Genel

TDK 2025 Yılının Kelimesini Açıkladı: “Dijital Vicdan”

Türk Dil Kurumu, 2025 yılının kavramını “dijital vicdan” olarak açıkladı.

Ankara Üniversitesi İletişim Araştırmaları ve Uygulama Merkezi (İLAUM) iş birliğiyle, halktan gelen öneriler ve alanında uzman isimlerden oluşan 23 kişilik değerlendirme kurulu tarafından belirlenen 5 kelime/kavram, Türk Dil Kurumunun internet sitesinde halk oylamasına sunulmuştu.

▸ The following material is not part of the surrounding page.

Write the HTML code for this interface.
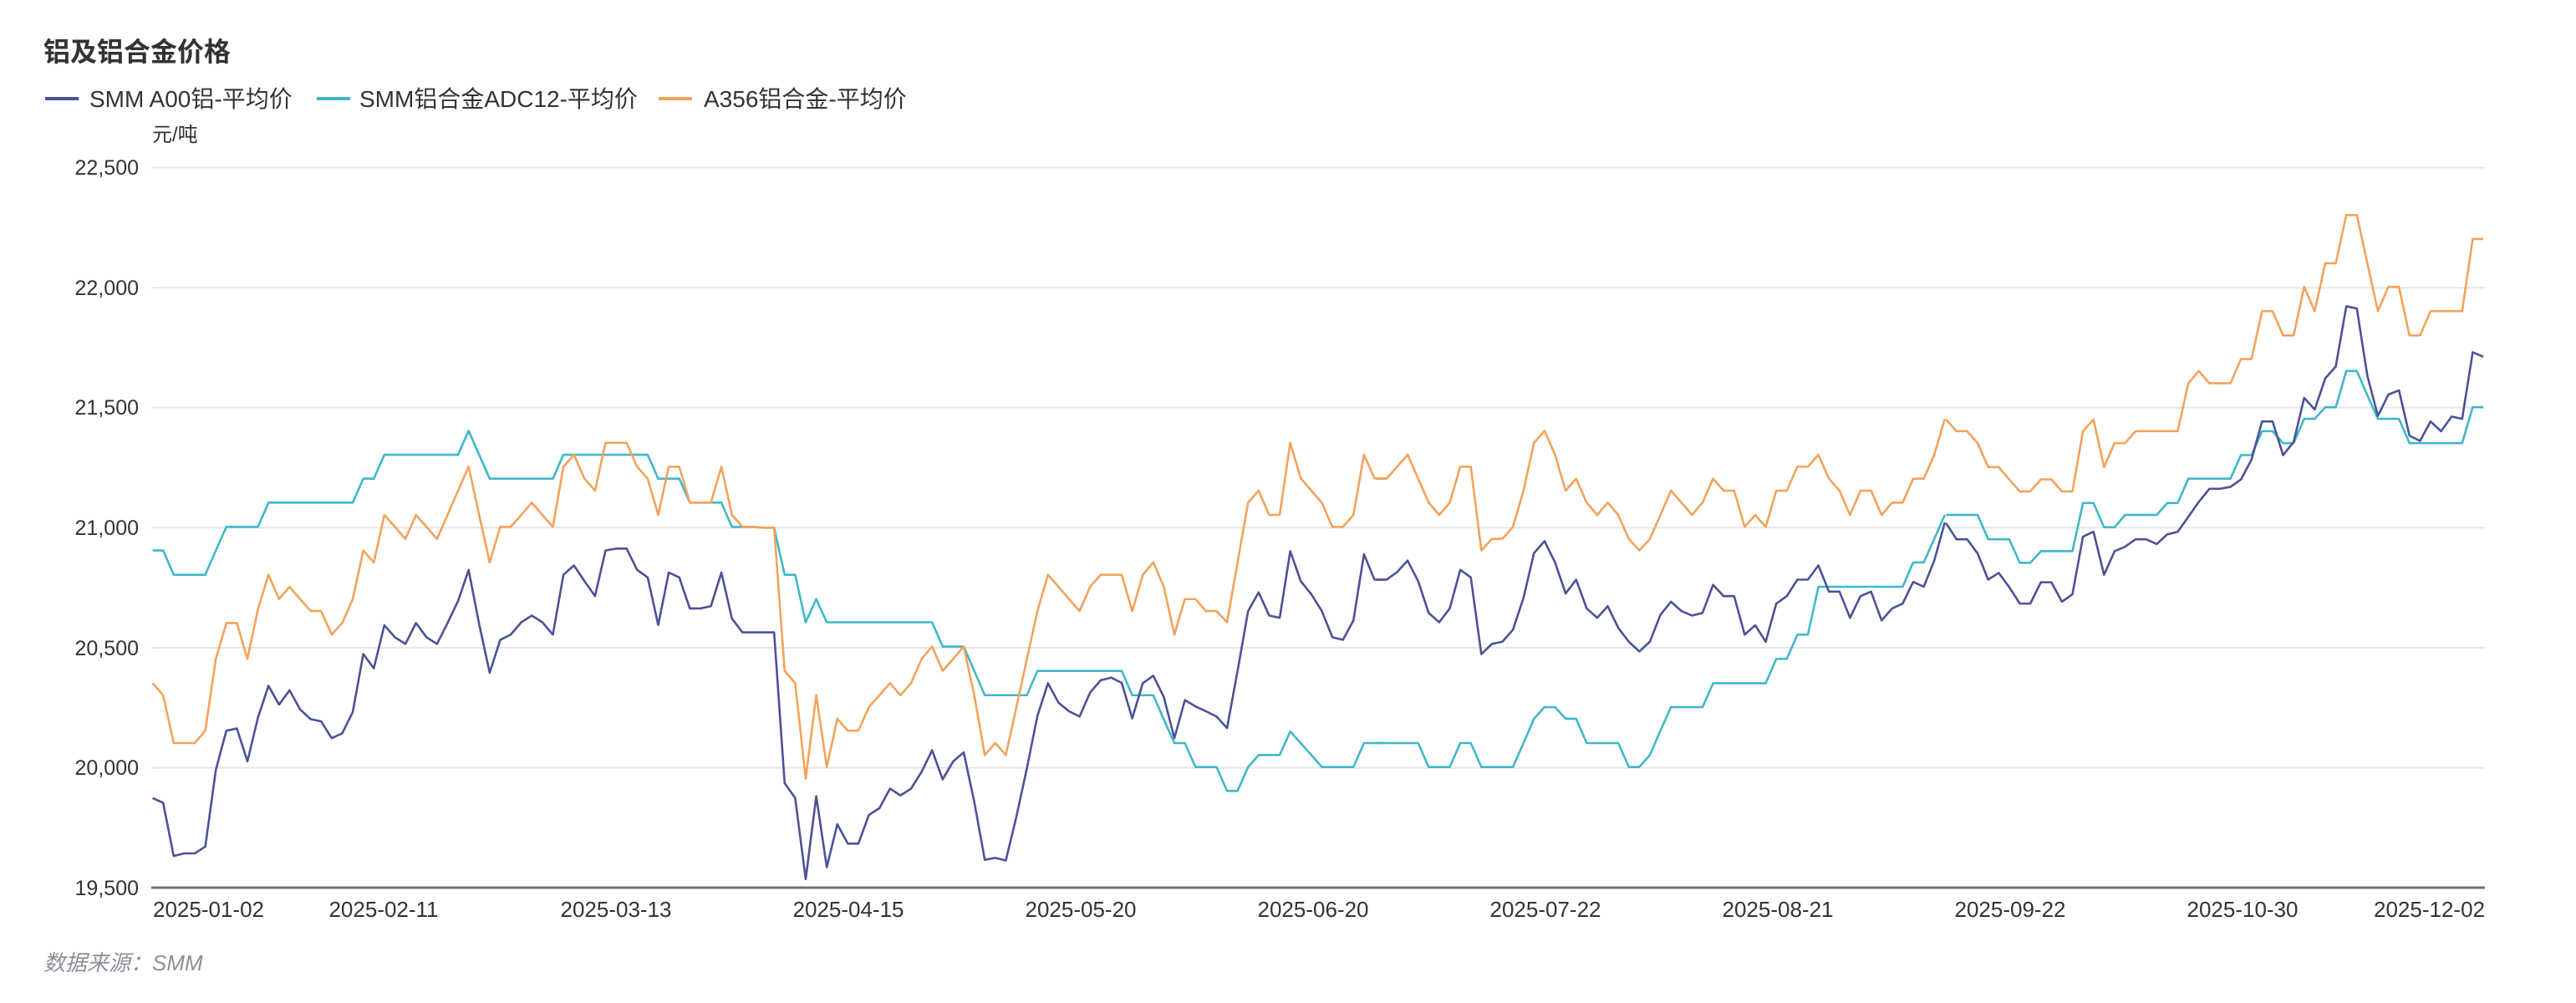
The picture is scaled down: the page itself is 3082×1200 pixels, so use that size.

Oylamaya değer bulunan kelimeler “dijital vicdan”, “vicdani körlük”, “çorak”, “eylemsiz merhamet” ve “tek tipleşme” olarak belirlenmişti.

Kültür ve Turizm Bakanı Mehmet Nuri Ersoy, halk oylamasında “2025 Yılının Kelimesi/Kavramı” olarak “dijital vicdan” kavramının belirlendiğini açıkladı.

Bakan Ersoy paylaşımında, “Dijital çağda vicdanın, sorumluluk ve eylemden uzaklaşıp yalnızca bir ‘tıklama’ya indirgenmesini düşündürücü bir biçimde tartışmaya açıyor. ‘Dijital vicdan’, bireysel ve toplumsal duyarlılıklarımıza ayna tutan güçlü bir kavram olarak öne çıkıyor.” ifadelerini kullandı.

“Dijital vicdan” kavramı ile ilgili Türk Dil Kurumu tarafından açıklanan gerekçe ise şöyle:“‘Vicdan’, TDK’ye göre ‘kişiyi kendi davranışları hakkında bir yargıda bulunmaya iten, kişinin kendi ahlak değerleri üzerine düşünmesini sağlayan duygu’ olarak tanımlanır. Ancak dijital çağda bu kavram farklı bir boyut kazanmıştır. İnsanlar çoğu zaman gerçek hayatta sorumluluk almadıkları ya da almak istemedikleri konularda, sosyal medyada bir paylaşım ya da beğeniyle ‘vicdanlarını rahatlatma’ eğilimine girmektedir. Bu durum, bireysel duyarlılığı pasifize ederek vicdanı ‘tıklanabilir bir işlem’e indirgemektedir. Beğeni, paylaşım ve yorum yapan bireyler, bir ‘tıklama’ aracılığıyla insani görevlerini yerine getirdiğini hissetmektedir. Merhamet ve insaf duygusunu ise sembolik görünürlükle sınırlamaktadır. Bu nedenle ‘dijital vicdan’ kavramı, çağımızda vicdanın dijital ortamda aldığı bu yeni, çoğu zaman yanıltıcı işlevi anlatan gerekli bir kavram olarak dilimizde yerini almalıdır.

Mesela Gazze ve Doğu Türkistan gibi kamuoyunun önünde gerçekleşen insanlık dramlarında, ilgili konunun sosyal medya içeriğini beğenmek ve hatta bu durumlar için ‘içerik üretmek’, o olayın gerçekliğini bozarak bireyde sanal bir vicdani rahatlama yaratmakta, sosyal ve bireysel sorumluluktan uzak tutmaktadır.

Dijital vicdan, insanları somut gerçekler karşısında somut çözümler üretmekten alıkoyarak sorun alanının genişlemesine ve derinleşmesine neden olmaktadır.”